Der Toleranz-Vorrat ist aufgebraucht. Ich sehe es mit Sorge. „Na und?“, sagen die drei Freundinnen, weil die Vierte im Bunde nicht zur Geburtstagsparty kommen darf. „Hätte sich halt impfen lassen sollen.“ Kein Mitleid, keine Solidarität – als hätte die minderjährige Tochter querdenkender Eltern eine Wahl. Der Kollege schimpft, weil seine Wassergymnastik wegen der Freiheit der Andersdenkenden seit Monaten ausfällt. Und nicht nur die Pandemie macht uns gnadenlos: Die Oma lädt ins Restaurant ein, und weil nichts Veganes auf der Speisekarte steht, isst der Enkel eben gar nichts. Sie ist traurig, er hungrig ...

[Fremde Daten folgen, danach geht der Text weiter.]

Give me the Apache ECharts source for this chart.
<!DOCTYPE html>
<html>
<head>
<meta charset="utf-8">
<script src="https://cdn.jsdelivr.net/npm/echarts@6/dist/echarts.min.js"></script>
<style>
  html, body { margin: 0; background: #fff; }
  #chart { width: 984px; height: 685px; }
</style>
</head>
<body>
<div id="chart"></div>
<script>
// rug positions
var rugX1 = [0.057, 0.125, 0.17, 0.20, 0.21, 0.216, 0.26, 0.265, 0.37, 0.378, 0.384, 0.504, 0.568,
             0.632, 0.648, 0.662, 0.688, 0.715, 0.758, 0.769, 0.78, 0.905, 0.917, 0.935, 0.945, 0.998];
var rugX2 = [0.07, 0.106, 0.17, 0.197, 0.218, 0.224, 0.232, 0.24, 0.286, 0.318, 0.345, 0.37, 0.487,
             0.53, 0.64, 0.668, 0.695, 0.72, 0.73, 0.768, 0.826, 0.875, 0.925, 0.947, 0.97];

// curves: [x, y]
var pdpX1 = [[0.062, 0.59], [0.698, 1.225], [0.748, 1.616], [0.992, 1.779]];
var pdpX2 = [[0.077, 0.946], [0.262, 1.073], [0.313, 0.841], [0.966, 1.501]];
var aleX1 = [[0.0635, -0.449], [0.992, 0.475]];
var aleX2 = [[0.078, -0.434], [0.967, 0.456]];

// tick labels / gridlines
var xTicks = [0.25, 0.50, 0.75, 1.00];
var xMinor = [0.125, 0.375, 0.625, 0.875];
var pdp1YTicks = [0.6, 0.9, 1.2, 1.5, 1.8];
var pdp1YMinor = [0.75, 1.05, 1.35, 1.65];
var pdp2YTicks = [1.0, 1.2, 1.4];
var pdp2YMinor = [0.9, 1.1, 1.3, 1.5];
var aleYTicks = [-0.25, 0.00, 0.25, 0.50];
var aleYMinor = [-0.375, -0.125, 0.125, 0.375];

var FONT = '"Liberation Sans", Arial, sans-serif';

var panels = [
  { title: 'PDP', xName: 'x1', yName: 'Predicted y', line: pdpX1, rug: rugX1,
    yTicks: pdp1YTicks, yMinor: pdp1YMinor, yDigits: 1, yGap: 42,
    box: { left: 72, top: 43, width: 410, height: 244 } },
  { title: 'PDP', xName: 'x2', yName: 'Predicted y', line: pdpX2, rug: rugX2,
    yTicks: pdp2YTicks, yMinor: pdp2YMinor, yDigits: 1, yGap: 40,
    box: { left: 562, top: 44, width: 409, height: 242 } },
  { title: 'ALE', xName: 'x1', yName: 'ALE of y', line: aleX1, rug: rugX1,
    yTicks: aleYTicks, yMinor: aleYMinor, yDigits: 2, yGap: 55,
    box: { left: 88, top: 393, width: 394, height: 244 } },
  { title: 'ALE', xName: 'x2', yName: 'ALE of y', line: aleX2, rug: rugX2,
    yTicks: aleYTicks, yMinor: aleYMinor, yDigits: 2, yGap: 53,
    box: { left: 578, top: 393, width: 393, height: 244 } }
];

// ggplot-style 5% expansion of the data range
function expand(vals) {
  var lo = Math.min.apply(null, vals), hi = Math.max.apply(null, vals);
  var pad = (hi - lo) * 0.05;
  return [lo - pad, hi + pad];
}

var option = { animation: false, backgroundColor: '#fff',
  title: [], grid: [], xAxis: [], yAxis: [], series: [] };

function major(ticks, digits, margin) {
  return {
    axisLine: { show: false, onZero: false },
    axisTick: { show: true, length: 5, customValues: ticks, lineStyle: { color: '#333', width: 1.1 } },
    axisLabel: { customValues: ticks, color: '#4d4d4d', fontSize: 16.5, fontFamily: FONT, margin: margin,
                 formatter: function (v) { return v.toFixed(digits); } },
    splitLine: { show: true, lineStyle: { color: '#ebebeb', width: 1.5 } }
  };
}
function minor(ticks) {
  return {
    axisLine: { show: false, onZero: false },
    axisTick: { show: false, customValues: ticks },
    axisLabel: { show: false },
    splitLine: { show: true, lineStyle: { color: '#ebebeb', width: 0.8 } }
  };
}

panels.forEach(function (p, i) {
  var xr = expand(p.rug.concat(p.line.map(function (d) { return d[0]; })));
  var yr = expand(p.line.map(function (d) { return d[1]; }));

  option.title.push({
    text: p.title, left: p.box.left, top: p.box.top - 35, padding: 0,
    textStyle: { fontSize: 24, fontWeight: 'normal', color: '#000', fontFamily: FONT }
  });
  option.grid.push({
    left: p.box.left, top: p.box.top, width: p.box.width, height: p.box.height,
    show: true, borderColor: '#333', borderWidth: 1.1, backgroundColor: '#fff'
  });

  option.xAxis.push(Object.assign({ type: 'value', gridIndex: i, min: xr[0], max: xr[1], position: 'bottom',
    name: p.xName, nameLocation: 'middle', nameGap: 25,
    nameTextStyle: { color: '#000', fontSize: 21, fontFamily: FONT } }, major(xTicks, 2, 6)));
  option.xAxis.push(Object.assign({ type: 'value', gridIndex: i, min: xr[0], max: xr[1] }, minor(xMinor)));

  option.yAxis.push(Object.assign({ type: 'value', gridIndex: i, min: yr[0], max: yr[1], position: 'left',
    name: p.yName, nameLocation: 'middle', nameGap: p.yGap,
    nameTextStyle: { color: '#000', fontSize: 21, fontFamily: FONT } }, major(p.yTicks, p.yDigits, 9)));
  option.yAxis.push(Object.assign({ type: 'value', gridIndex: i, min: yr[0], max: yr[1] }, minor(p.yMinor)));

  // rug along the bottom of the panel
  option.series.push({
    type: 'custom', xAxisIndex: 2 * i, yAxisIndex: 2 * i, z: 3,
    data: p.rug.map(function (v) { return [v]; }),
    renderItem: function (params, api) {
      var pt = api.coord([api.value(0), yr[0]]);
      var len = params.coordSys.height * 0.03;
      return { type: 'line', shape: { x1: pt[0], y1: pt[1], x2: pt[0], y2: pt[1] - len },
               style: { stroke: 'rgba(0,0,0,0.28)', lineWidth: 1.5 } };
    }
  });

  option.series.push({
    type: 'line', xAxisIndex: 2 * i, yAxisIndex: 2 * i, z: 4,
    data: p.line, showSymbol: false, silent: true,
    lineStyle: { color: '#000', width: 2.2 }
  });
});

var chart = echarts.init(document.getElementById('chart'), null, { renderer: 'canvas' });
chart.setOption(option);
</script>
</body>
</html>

Kompromisse machen? Wieso, wenn ich doch recht habe?
„Wir halten zusammen“, hieß es noch vor zwei Jahren, als das kleine Virus begann, unsere Gesellschaft zu verändern. Langsamer werden, bewusster leben, solidarisch sein – Werte, an die viele „damals“ glaubten. Welche gelten jetzt? Wie viel Toleranz muss sein? Und wie gefährlich ist es, wenn wir über die Unfähigkeit der Politiker schimpfen? Wird das unsere Kinder motivieren, die Demokratie zu schätzen und sich politisch zu engagieren? Viele Fragen, ich habe keine Lösung. Vielleicht sollten wir uns auch vor schnellen Antworten hüten? Und miteinander ins Gespräch kommen – leise, respektvoll, mit dem Recht auf Unsicherheit und Irrtum. Ich fange hier und jetzt damit an: Was denken Sie?